# Worthless Wood Fountain Pen



## TurnaPen (Jul 22, 2009)

Hope you like this one, I custom made the grip on it, and it is a closed end Churchill Fountain Pen. Very fastidious this time round with encountering a multitude of problems, -some self made, others because it is wood and resin there is a difference in the cutting and the strength of the blank, as you go deeper and the blank is thinner, it is a wise thing to use CA to help stabilize it. The cap is an invisible clip and down the centre I utilized the silver ring but custom made the other portion out of wood; I also made a matching RollerBall but encountered some last moment problems, it is complete also now but the grip is not custom made. Comments welcome, Amos


----------



## cnirenberg (Jul 22, 2009)

Amos,
You are definitely on a roll.  That pen is simply gorgeous.  I love the way you incorporated in the custom nib and hidden clip.  This is my favorite to date.  What are you using to cast with?  The colors are great.


----------



## Glenn McCullough (Jul 22, 2009)

Amos,
     Incredible! YOu are in another league, now buddy. Can we see photos of your hidden clip and grip section?


----------



## Rollerbob (Jul 22, 2009)

Amos, very sharp. Fit and finish look spot on . Like the custom nib.


----------



## dntrost (Jul 22, 2009)

WOW that is awesome!


----------



## Dalecamino (Jul 22, 2009)

Very nicely done Amos . You've displayed your skill on this one .


----------



## hilltopper46 (Jul 22, 2009)

Very nice work.  Beautiful pen!


----------



## TurnaPen (Jul 22, 2009)

Thanks fellas, Glenn, I will try to post soon on the advanced pen making re invisible clip and the other things I tried on that pen.
Now for the dear fellow who said what did I cast with--I WISH--for that you have to look at TurnTex Woods, Curtis is the chap to ask, he made them -I bought them!!! Amos


----------



## THarvey (Jul 22, 2009)

:good::good::good::good:

Awesome looking pen.


----------



## DCBluesman (Jul 22, 2009)

That's beautiful as well as well executed, Amos!


----------



## rjwolfe3 (Jul 22, 2009)

Awesome!


----------



## el_d (Jul 22, 2009)

Very nice Amos, I love that Agarita that Curtis Has and you did a good job with it.


----------



## toolcrazy (Jul 23, 2009)

Gorgeous Pen, nice work.

Gotta try that hidden clip thing.


----------



## Ligget (Jul 23, 2009)

Amos that is AMAZING, excellent work indeed!


----------



## akbar24601 (Jul 23, 2009)

That is gorgeous Amos!
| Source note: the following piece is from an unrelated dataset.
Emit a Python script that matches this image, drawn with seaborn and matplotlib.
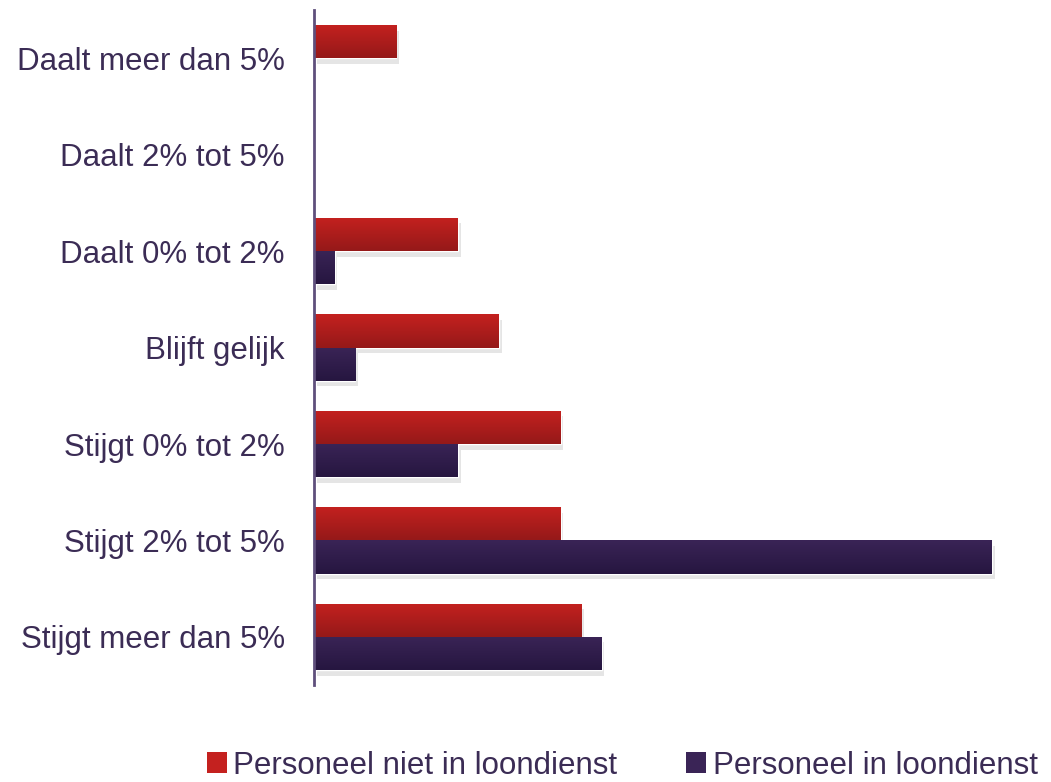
import numpy as np
import pandas as pd
import matplotlib
matplotlib.use("Agg")
import matplotlib.pyplot as plt
import matplotlib.patheffects as pe
from matplotlib.colors import to_rgb
from matplotlib.patches import Patch
import seaborn as sns

# categorieen (van boven naar beneden)
categorieen = ["Daalt meer dan 5%", "Daalt 2% tot 5%", "Daalt 0% tot 2%",
               "Blijft gelijk", "Stijgt 0% tot 2%", "Stijgt 2% tot 5%",
               "Stijgt meer dan 5%"]
series = ["Personeel niet in loondienst", "Personeel in loondienst"]
niet_in_loondienst = [4, 0, 7, 9, 12, 12, 13]
in_loondienst = [0, 0, 1, 2, 7, 33, 14]

# kleuren: boven / onder van de verloop
kleur_boven = {series[0]: "#c4211f", series[1]: "#3a2456"}
kleur_onder = {series[0]: "#951919", series[1]: "#261640"}
tekstkleur = "#3b2c55"

df = pd.DataFrame({
    "Categorie": categorieen * 2,
    "Serie": [series[0]] * len(categorieen) + [series[1]] * len(categorieen),
    "Aantal": niet_in_loondienst + in_loondienst,
})

sns.set_style("white")
plt.rcParams["font.family"] = ["Liberation Sans", "DejaVu Sans"]

fig = plt.figure(figsize=(10.51, 7.82), dpi=100)
ax = fig.add_axes([0.2988, 0.124, 0.684, 0.863])

sns.barplot(data=df, y="Categorie", x="Aantal", hue="Serie", order=categorieen,
            hue_order=series, orient="h", width=0.69, ax=ax, legend=False,
            palette=[kleur_boven[s] for s in series], saturation=1)

ax.set_xlim(0, 35)
ax.set_ylim(6.5, -0.5)

# verloop + schaduw per balk
for patch in ax.patches:
    w = patch.get_width()
    if w <= 0:
        continue
    x0, y0, h = patch.get_x(), patch.get_y(), patch.get_height()
    fc = patch.get_facecolor()[:3]
    serie = min(series, key=lambda s: np.sum((np.array(to_rgb(kleur_boven[s])) - np.array(fc)) ** 2))
    top = np.array(to_rgb(kleur_boven[serie]))
    bot = np.array(to_rgb(kleur_onder[serie]))
    t = np.linspace(0, 1, 64)[:, None]
    img = (top * (1 - t) + bot * t)[:, None, :]
    patch.set_path_effects([pe.SimplePatchShadow(offset=(2, -4), shadow_rgbFace=(0.6, 0.6, 0.6), alpha=0.25),
                            pe.Normal()])
    im = ax.imshow(img, extent=(x0, x0 + w, y0 + h, y0), origin="upper",
                   aspect="auto", zorder=patch.get_zorder() + 0.1, interpolation="bilinear")
    im.set_clip_path(patch)

ax.set_xlim(0, 35)
ax.set_ylim(6.5, -0.5)

for s in ["top", "right", "bottom"]:
    ax.spines[s].set_visible(False)
ax.spines["left"].set_color("#5f4f7c")
ax.spines["left"].set_linewidth(2)
ax.set_xticks([])
ax.set_xlabel("")
ax.set_ylabel("")
ax.tick_params(axis="y", length=0, pad=21, labelsize=22.5, labelcolor=tekstkleur)

handles = [Patch(facecolor=kleur_boven[s], edgecolor="none") for s in series]
fig.legend(handles, series, loc="center", bbox_to_anchor=(0.592, 0.021), ncol=2,
           frameon=False, fontsize=22.5, labelcolor=tekstkleur,
           handlelength=0.65, handleheight=0.65, handletextpad=0.2, columnspacing=2.2)

fig.savefig("out.png", dpi=100)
I love the color/pattern combo. Keep those cool pens coming!


----------



## workinforwood (Jul 23, 2009)

That's a real beauty Amos!


----------



## Jim15 (Jul 23, 2009)

Outstanding pen.


----------



## wdcav1952 (Jul 23, 2009)

Amos, take a moment to re-read the preceding comments.  I totally agree with all of them!!!  Beautiful work.


----------



## GouletPens (Jul 23, 2009)

What a snazzy looking pen! I love the custom pieces you incorporated into it. They say anything worthwhile won't come easy, so you should be proud of this one...that and you had to turn it upside-down too!!!! (haha...y'know cuz you're in Australia....:bananen_smilies046


----------



## mickr (Jul 23, 2009)

Have always liked your creations, Amos..this is truly a good'un


----------



## johncrane (Jul 23, 2009)

l agree with Cav! also Excellent work Amos!:biggrin:


----------



## rbragg08 (Jul 23, 2009)

That is beautiful!  Nice job!!


----------



## philb (Jul 23, 2009)

That looks awesome!

Really like the custom touches with the clip and the nib grip area!

Good Work


----------



## thefunkyP (Jul 23, 2009)

Very nice!  I wouldn't have believed that was wood if you hadn't said so.


----------



## MesquiteMan (Jul 24, 2009)

Wow! Amos, you did one of my blanks proud again!  I would love to have pics of this one, too.  I know I have not put your other pen in my gallery yet but it is on my to do list.  This pen would be a great additions as well!

For those that don't know, this is Agarita limb pieces randomly cast in Magma Red resin.  Yes, the wood does indeed have that cool pattern and is that yellow.


----------



## TurnaPen (Jul 24, 2009)

Thanks for making the blanks Curtis, Go ahead and use photos, two emails have  been sent with photos of the FP and the other of the RB. Amos


----------



## leehljp (Aug 8, 2009)

*Beautiful pen* and congratulations on making the Front Page! :star: :highfive: :good:


----------



## skiprat (Aug 8, 2009)

leehljp said:


> *Beautiful pen* and congratulations on making the Front Page! :star: :highfive: :good:



Exactly!!!!:biggrin:


----------



## workinforwood (Aug 8, 2009)

It's awesome.  Looks like a Curtis blank.  Way to go on your cover shot too!  Your photo's are top notch.


----------



## mbroberg (Aug 8, 2009)

That is a beautiful pen.  Nice work and congratulations on making the front page.


----------



## BigShed (Aug 8, 2009)

Well done Amos, good to see you made the front page.


----------



## JohnU (Aug 9, 2009)

Amos, you and Curtis sure came together to complete a Master Piece!   One of the most beautiful pens I have ever seen and well deserving the front page!


----------



## Ligget (Aug 10, 2009)

Congrats on making the front page Amos, that pen rocks my friend!


----------



## maxman400 (Aug 10, 2009)

Congrats on the front page.


----------



## ldb2000 (Aug 10, 2009)

Congrats on the Front page Amos . That is a fantastic blank and you made a spectacular pen with it .


----------



## bitshird (Aug 10, 2009)

Gorgeous pen and a very nice collaborative piece, Curtis that blank is AWESOME and Amos the execution is superb Congratulations on the Front Page.


----------



## TurnaPen (Aug 11, 2009)

*Thanks*

Just to say thank you to all of you for your very encouraging words,  Amos


----------



## Kaspar (Aug 20, 2009)

Outstanding!  Amazing blank / wood!  As for the custom work, very often one goes to a lot of trouble and the results are less than satisfying.  But not this one.  That is magnificent.


----------